15. With regard to the functioning of democratic institutions, the Assembly asks the Albanian authorities to:

i. carry out a review of recently adopted legislation and, where this has not yet been done, secure budgetary means and adopt all other administrative measures necessary for their speedy and effective implementation;

ii. revise the rules of procedure of the Albanian Parliament in order to reinforce  the control it has over government action, notably when it comes to the preparation and implementation of legislative acts;

iii. create – without any further delay and before the next parliamentary elections – a reliable civil register which should serve as the basis for a new voters’ list. In addition to the reform of the electoral law carried out in 2003 with the help of the international community, it is also necessary to review the present election administration in order to limit the excessive role of the main political parties in election procedures and remove all other reasons for the persistent failure to carry out properly conducted elections in line with international standards.

16. With regard to human rights and fundamental freedoms, the Assembly asks the Albanian authorities to:

i. put procedures in place for mandatory investigation of all complaints of mistreatment or torture by the police, speedily enforce the recommendation contained in the report by the European Committee for the Prevention of Torture, continue and expand human rights training of police, and to effectively complete the transfer of competence for detention centres to the Ministry of Justice;

ii. investigate all reports and punish all incidents of abuse of homosexuals;

iii. speedily implement all recommendations contained in the 2002 opinion of the Advisory Committee of the Framework Convention for the Protection of National Minorities (ETS No. 157), through an open dialogue with the minority groups concerned;

iv. repeal or substantially review the criminal defamation laws and reform civil defamation laws, in order to prevent their abusive application;

v. improve the regulation on ownership and financing of media outlets in order to improve transparency and prevent abuse and improper influence – on the media and through the media – by those who financially control them;

vi. complete the transition of the Albanian television channel, RTV, from a state service to a neutral public-service broadcaster.

17. With regard to the formal commitments entered into upon accession to the Council of Europe, the Assembly asks the Albanian authorities to sign and ratify, without further delay, the European Charter for Regional or Minority Languages (ETS No. 148).

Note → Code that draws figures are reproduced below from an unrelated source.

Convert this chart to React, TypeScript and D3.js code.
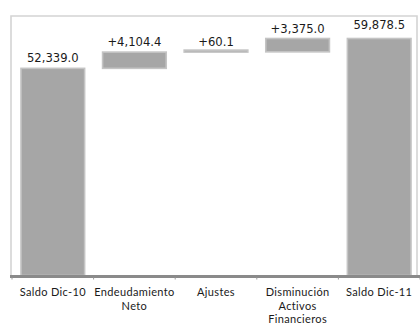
import React from "react";
import * as d3 from "d3";

// Waterfall: opening balance, three movements, closing balance
const categories: string[][] = [
  ["Saldo Dic-10"],
  ["Endeudamiento", "Neto"],
  ["Ajustes"],
  ["Disminución", "Activos", "Financieros"],
  ["Saldo Dic-11"],
];
const kinds = ["total", "delta", "delta", "delta", "total"];
const values = [52339.0, 4104.4, 60.1, 3375.0, 59878.5];
const valueLabels = ["52,339.0", "+4,104.4", "+60.1", "+3,375.0", "59,878.5"];

const W = 420;
const H = 326;

export default function App() {
  const x = d3
    .scaleBand<number>()
    .domain(d3.range(values.length))
    .range([12, 420])
    .paddingInner(0.22)
    .paddingOuter(0.11);

  const axisY = 275.5;
  const y = d3.scaleLinear().domain([0, 65000]).range([axisY, axisY - 65000 * 0.003958]);

  // running start/end per step
  let run = 0;
  const segs = values.map((v, i) => {
    let lo: number, hi: number;
    if (kinds[i] === "total") {
      lo = 0;
      hi = v;
      run = v;
    } else {
      lo = run;
      hi = run + v;
      run = hi;
    }
    return { i, lo, hi };
  });

  const step = x.step();
  const start = x.range()[0];

  return (
    <svg
      width={W}
      height={H}
      style={{ position: "absolute", left: 0, top: 0, background: "#fff" }}
    >
      {/* plot frame */}
      <path d={`M11,${axisY} V16 H417 V${axisY}`} fill="none" stroke="#d4d4d4" strokeWidth={1.6} />

      {segs.map((s) => {
        const yTop = y(s.hi);
        const yBot = y(s.lo);
        const h = Math.max(yBot - yTop, 2);
        return (
          <rect
            key={s.i}
            x={x(s.i)!}
            y={yBot - h}
            width={x.bandwidth()}
            height={h}
            fill="#a6a6a6"
            stroke="#c4c4c4"
            strokeWidth={1.6}
          />
        );
      })}

      {segs.map((s) => (
        <text
          key={"v" + s.i}
          x={x(s.i)! + x.bandwidth() / 2}
          y={y(s.hi) - (s.i === values.length - 1 ? 10 : 6)}
          textAnchor="middle"
          fontFamily="DejaVu Sans"
          fontSize={11.6}
          fill="#1a1a1a"
        >
          {valueLabels[s.i]}
        </text>
      ))}

      {/* category axis */}
      <line x1={10} x2={420} y1={axisY + 1} y2={axisY + 1} stroke="#8a8a8a" strokeWidth={3} />
      {d3.range(values.length + 1).map((k) => (
        <line
          key={"t" + k}
          x1={start + k * step}
          x2={start + k * step}
          y1={axisY + 2}
          y2={axisY + 4}
          stroke="#9a9a9a"
          strokeWidth={1}
        />
      ))}

      {categories.map((lines, i) => (
        <text
          key={"c" + i}
          textAnchor="middle"
          fontFamily="Lato"
          fontSize={11}
          letterSpacing={0.35}
          fill="#1a1a1a"
        >
          {lines.map((ln, j) => (
            <tspan key={j} x={x(i)! + x.bandwidth() / 2} y={296 + j * 13.7}>
              {ln}
            </tspan>
          ))}
        </text>
      ))}
    </svg>
  );
}
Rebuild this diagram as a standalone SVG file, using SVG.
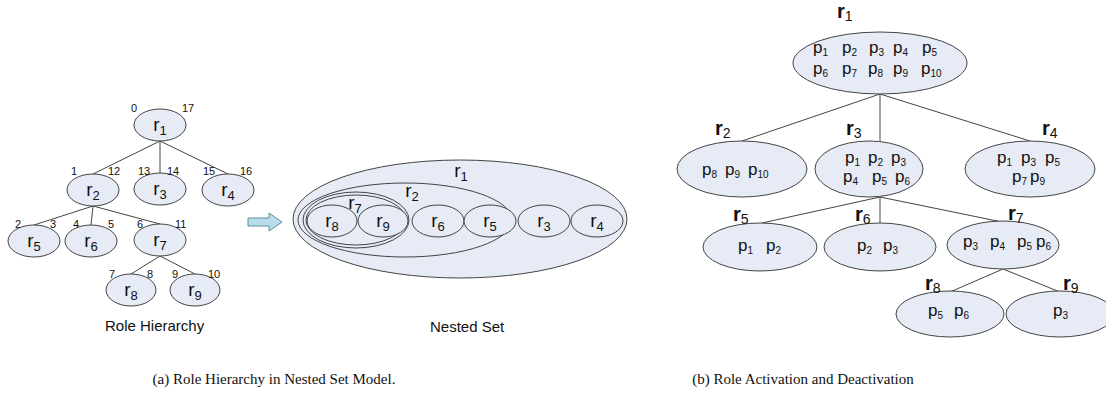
<svg xmlns="http://www.w3.org/2000/svg" width="1106" height="406" viewBox="0 0 1106 406">
<style>
.n{fill:#e6ebf5;stroke:#444;stroke-width:1}
.o{fill:none;stroke:#444;stroke-width:1}
.e{stroke:#444;stroke-width:1;fill:none}
.lr{font-family:"Liberation Sans",Arial,sans-serif;font-size:19px;fill:#111;text-anchor:middle}
.ls{font-size:13px}
.num{font-family:"Liberation Sans",Arial,sans-serif;font-size:11px;fill:#111}
.cap{font-family:"Liberation Sans",Arial,sans-serif;font-size:15px;fill:#111;text-anchor:start}
.rr{font-family:"Liberation Sans",Arial,sans-serif;font-size:20px;font-weight:bold;fill:#111}
.rs{font-size:14px;font-weight:normal}
.p{font-family:"Liberation Sans",Arial,sans-serif;font-size:17px;fill:#111}
.ps{font-size:10px}
.fig{font-family:"Liberation Serif","Times New Roman",serif;font-size:15px;fill:#111;text-anchor:middle}
</style>

<g id="edges">
<line class="e" x1="160" y1="141" x2="93" y2="174"/>
<line class="e" x1="160" y1="141" x2="160" y2="173"/>
<line class="e" x1="160" y1="141" x2="228" y2="174"/>
<line class="e" x1="93" y1="206" x2="34" y2="225"/>
<line class="e" x1="93" y1="206" x2="91" y2="225"/>
<line class="e" x1="93" y1="206" x2="160" y2="224"/>
<line class="e" x1="160" y1="256" x2="131" y2="274"/>
<line class="e" x1="160" y1="256" x2="195" y2="274"/>
<line class="e" x1="880" y1="94" x2="742" y2="141"/>
<line class="e" x1="880" y1="94" x2="880" y2="141"/>
<line class="e" x1="880" y1="94" x2="1030" y2="141"/>
<line class="e" x1="880" y1="197" x2="762" y2="223"/>
<line class="e" x1="880" y1="197" x2="880" y2="223"/>
<line class="e" x1="880" y1="197" x2="1002" y2="222"/>
<line class="e" x1="1003" y1="269" x2="950" y2="292"/>
<line class="e" x1="1003" y1="269" x2="1060" y2="292"/>
</g>

<!-- Left tree -->
<g id="L_r1"><ellipse class="n" cx="160" cy="125" rx="26" ry="16"/><text class="lr" x="160" y="131">r<tspan class="ls" dy="4">1</tspan></text>
<text class="num" x="131" y="112">0</text><text class="num" x="182" y="112">17</text></g>
<g id="L_r2"><ellipse class="n" cx="93" cy="190" rx="26" ry="16"/><text class="lr" x="93" y="196">r<tspan class="ls" dy="4">2</tspan></text>
<text class="num" x="71" y="175">1</text><text class="num" x="108" y="175">12</text></g>
<g id="L_r3"><ellipse class="n" cx="160" cy="189" rx="26" ry="16"/><text class="lr" x="160" y="195">r<tspan class="ls" dy="4">3</tspan></text>
<text class="num" x="138" y="175">13</text><text class="num" x="167" y="175">14</text></g>
<g id="L_r4"><ellipse class="n" cx="228" cy="190" rx="26" ry="16"/><text class="lr" x="228" y="196">r<tspan class="ls" dy="4">4</tspan></text>
<text class="num" x="203" y="175">15</text><text class="num" x="240" y="175">16</text></g>
<g id="L_r5"><ellipse class="n" cx="34" cy="241" rx="26" ry="16"/><text class="lr" x="34" y="247">r<tspan class="ls" dy="4">5</tspan></text>
<text class="num" x="15" y="228">2</text><text class="num" x="50" y="228">3</text></g>
<g id="L_r6"><ellipse class="n" cx="91" cy="241" rx="26" ry="16"/><text class="lr" x="91" y="247">r<tspan class="ls" dy="4">6</tspan></text>
<text class="num" x="73" y="228">4</text><text class="num" x="108" y="228">5</text></g>
<g id="L_r7"><ellipse class="n" cx="160" cy="240" rx="26" ry="16"/><text class="lr" x="160" y="246">r<tspan class="ls" dy="4">7</tspan></text>
<text class="num" x="137" y="228">6</text><text class="num" x="175" y="228">11</text></g>
<g id="L_r8"><ellipse class="n" cx="131" cy="290" rx="25" ry="16"/><text class="lr" x="131" y="296">r<tspan class="ls" dy="4">8</tspan></text>
<text class="num" x="109" y="278">7</text><text class="num" x="147" y="278">8</text></g>
<g id="L_r9"><ellipse class="n" cx="195" cy="290" rx="25" ry="16"/><text class="lr" x="195" y="296">r<tspan class="ls" dy="4">9</tspan></text>
<text class="num" x="172" y="278">9</text><text class="num" x="208" y="278">10</text></g>
<text class="cap" x="105" y="331">Role Hierarchy</text>

<!-- Arrow -->
<g id="arrow"><polygon points="248,218 269,218 269,213 282,222 269,231 269,226 248,226" fill="#b7dde8" stroke="#5f8fa0" stroke-width="1"/></g>

<!-- Nested set -->
<g id="N_r1"><ellipse class="n" cx="460" cy="219" rx="167" ry="59"/><text class="lr" x="461" y="177">r<tspan class="ls" dy="4">1</tspan></text></g>
<g id="N_r2"><ellipse class="n" cx="405" cy="220" rx="107" ry="37"/><text class="lr" x="412" y="197">r<tspan class="ls" dy="4">2</tspan></text></g>
<g id="N_r7"><ellipse class="n" cx="356" cy="220" rx="53" ry="28"/><ellipse class="o" cx="356" cy="220" rx="50" ry="25"/><text class="lr" x="355" y="209">r<tspan class="ls" dy="4">7</tspan></text></g>
<g id="N_r8"><ellipse class="n" cx="332" cy="221" rx="25" ry="16"/><text class="lr" x="332" y="227">r<tspan class="ls" dy="4">8</tspan></text></g>
<g id="N_r9"><ellipse class="n" cx="383" cy="221" rx="25" ry="16"/><text class="lr" x="383" y="227">r<tspan class="ls" dy="4">9</tspan></text></g>
<g id="N_r6"><ellipse class="n" cx="438" cy="221" rx="26" ry="16"/><text class="lr" x="438" y="227">r<tspan class="ls" dy="4">6</tspan></text></g>
<g id="N_r5"><ellipse class="n" cx="490" cy="221" rx="26" ry="16"/><text class="lr" x="490" y="227">r<tspan class="ls" dy="4">5</tspan></text></g>
<g id="N_r3"><ellipse class="n" cx="544" cy="221" rx="26" ry="16"/><text class="lr" x="544" y="227">r<tspan class="ls" dy="4">3</tspan></text></g>
<g id="N_r4"><ellipse class="n" cx="597" cy="221" rx="26" ry="16"/><text class="lr" x="597" y="227">r<tspan class="ls" dy="4">4</tspan></text></g>
<text class="cap" x="430" y="332">Nested Set</text>

<!-- Right tree -->
<g id="R_r1"><ellipse class="n" cx="880" cy="63" rx="87" ry="31"/>
<text class="rr" x="837" y="18">r<tspan class="rs" dy="3">1</tspan></text>
<text class="p" y="53"><tspan x="813">p</tspan><tspan class="ps" dy="3">1</tspan><tspan x="842" dy="-3">p</tspan><tspan class="ps" dy="3">2</tspan><tspan x="869" dy="-3">p</tspan><tspan class="ps" dy="3">3</tspan><tspan x="893" dy="-3">p</tspan><tspan class="ps" dy="3">4</tspan><tspan x="922" dy="-3">p</tspan><tspan class="ps" dy="3">5</tspan></text>
<text class="p" y="74"><tspan x="813">p</tspan><tspan class="ps" dy="3">6</tspan><tspan x="842" dy="-3">p</tspan><tspan class="ps" dy="3">7</tspan><tspan x="868" dy="-3">p</tspan><tspan class="ps" dy="3">8</tspan><tspan x="893" dy="-3">p</tspan><tspan class="ps" dy="3">9</tspan><tspan x="921" dy="-3">p</tspan><tspan class="ps" dy="3">10</tspan></text></g>
<g id="R_r2"><ellipse class="n" cx="742" cy="169" rx="65" ry="28"/>
<text class="rr" x="715" y="135">r<tspan class="rs" dy="3">2</tspan></text>
<text class="p" y="175"><tspan x="702">p</tspan><tspan class="ps" dy="3">8</tspan><tspan x="725" dy="-3">p</tspan><tspan class="ps" dy="3">9</tspan><tspan x="748" dy="-3">p</tspan><tspan class="ps" dy="3">10</tspan></text></g>
<g id="R_r3"><ellipse class="n" cx="869" cy="169" rx="54" ry="28"/>
<text class="rr" x="846" y="135">r<tspan class="rs" dy="3">3</tspan></text>
<text class="p" y="163"><tspan x="845">p</tspan><tspan class="ps" dy="3">1</tspan><tspan x="868" dy="-3">p</tspan><tspan class="ps" dy="3">2</tspan><tspan x="891" dy="-3">p</tspan><tspan class="ps" dy="3">3</tspan></text>
<text class="p" y="182"><tspan x="843">p</tspan><tspan class="ps" dy="3">4</tspan><tspan x="872" dy="-3">p</tspan><tspan class="ps" dy="3">5</tspan><tspan x="895" dy="-3">p</tspan><tspan class="ps" dy="3">6</tspan></text></g>
<g id="R_r4"><ellipse class="n" cx="1030" cy="169" rx="65" ry="28"/>
<text class="rr" x="1042" y="135">r<tspan class="rs" dy="3">4</tspan></text>
<text class="p" y="163"><tspan x="997">p</tspan><tspan class="ps" dy="3">1</tspan><tspan x="1021" dy="-3">p</tspan><tspan class="ps" dy="3">3</tspan><tspan x="1045" dy="-3">p</tspan><tspan class="ps" dy="3">5</tspan></text>
<text class="p" y="182"><tspan x="1012">p</tspan><tspan class="ps" dy="3">7</tspan><tspan x="1030" dy="-3">p</tspan><tspan class="ps" dy="3">9</tspan></text></g>
<g id="R_r5"><ellipse class="n" cx="760" cy="247" rx="57" ry="24"/>
<text class="rr" x="733" y="221">r<tspan class="rs" dy="3">5</tspan></text>
<text class="p" y="251"><tspan x="738">p</tspan><tspan class="ps" dy="3">1</tspan><tspan x="766" dy="-3">p</tspan><tspan class="ps" dy="3">2</tspan></text></g>
<g id="R_r6"><ellipse class="n" cx="880" cy="247" rx="56" ry="24"/>
<text class="rr" x="855" y="221">r<tspan class="rs" dy="3">6</tspan></text>
<text class="p" y="251"><tspan x="857">p</tspan><tspan class="ps" dy="3">2</tspan><tspan x="883" dy="-3">p</tspan><tspan class="ps" dy="3">3</tspan></text></g>
<g id="R_r7"><ellipse class="n" cx="1003" cy="245" rx="56" ry="24"/>
<text class="rr" x="1008" y="220">r<tspan class="rs" dy="3">7</tspan></text>
<text class="p" y="247"><tspan x="963">p</tspan><tspan class="ps" dy="3">3</tspan><tspan x="990" dy="-3">p</tspan><tspan class="ps" dy="3">4</tspan><tspan x="1017" dy="-3">p</tspan><tspan class="ps" dy="3">5</tspan><tspan x="1036" dy="-3">p</tspan><tspan class="ps" dy="3">6</tspan></text></g>
<g id="R_r8"><ellipse class="n" cx="950" cy="314" rx="54" ry="23"/>
<text class="rr" x="925" y="290">r<tspan class="rs" dy="3">8</tspan></text>
<text class="p" y="316"><tspan x="928">p</tspan><tspan class="ps" dy="3">5</tspan><tspan x="954" dy="-3">p</tspan><tspan class="ps" dy="3">6</tspan></text></g>
<g id="R_r9"><ellipse class="n" cx="1060" cy="314" rx="54" ry="23"/>
<text class="rr" x="1063" y="290">r<tspan class="rs" dy="3">9</tspan></text>
<text class="p" y="316"><tspan x="1053">p</tspan><tspan class="ps" dy="3">3</tspan></text></g>

<text class="fig" x="274" y="384">(a) Role Hierarchy in Nested Set Model.</text>
<text class="fig" x="803" y="384">(b) Role Activation and Deactivation</text>
</svg>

18. The Assembly considers that the monitoring procedure should remain open until the Albanian authorities achieve further progress in the compliance with general obligations and specific commitments resulting from Council of Europe membership, notably to demonstrate tangible achievements in preventing and fighting corruption and organised crime, to improve their record in the implementation of legislation and to carry out elections in full compliance with international standards. The forthcoming legislative elections in Albania should be conducted freely and fairly, and fully in accordance with the standards laid down by the Council of Europe. Should this not be the case, the Assembly resolves to reconsider the credentials of the Albanian delegation, in accordance with the Rules of Procedure.

1. Assembly debate on 29 April 2004 (15th Sitting) (see Doc.10116, report of the Committee on the Honouring of Obligations and Commitments by Member States of the Council of Europe (Monitoring Committee), co-rapporteurs: Mr Smorawinski and Mr Søndergaard).
Text adopted by the Assembly on 29 April 2004 (15th Sitting).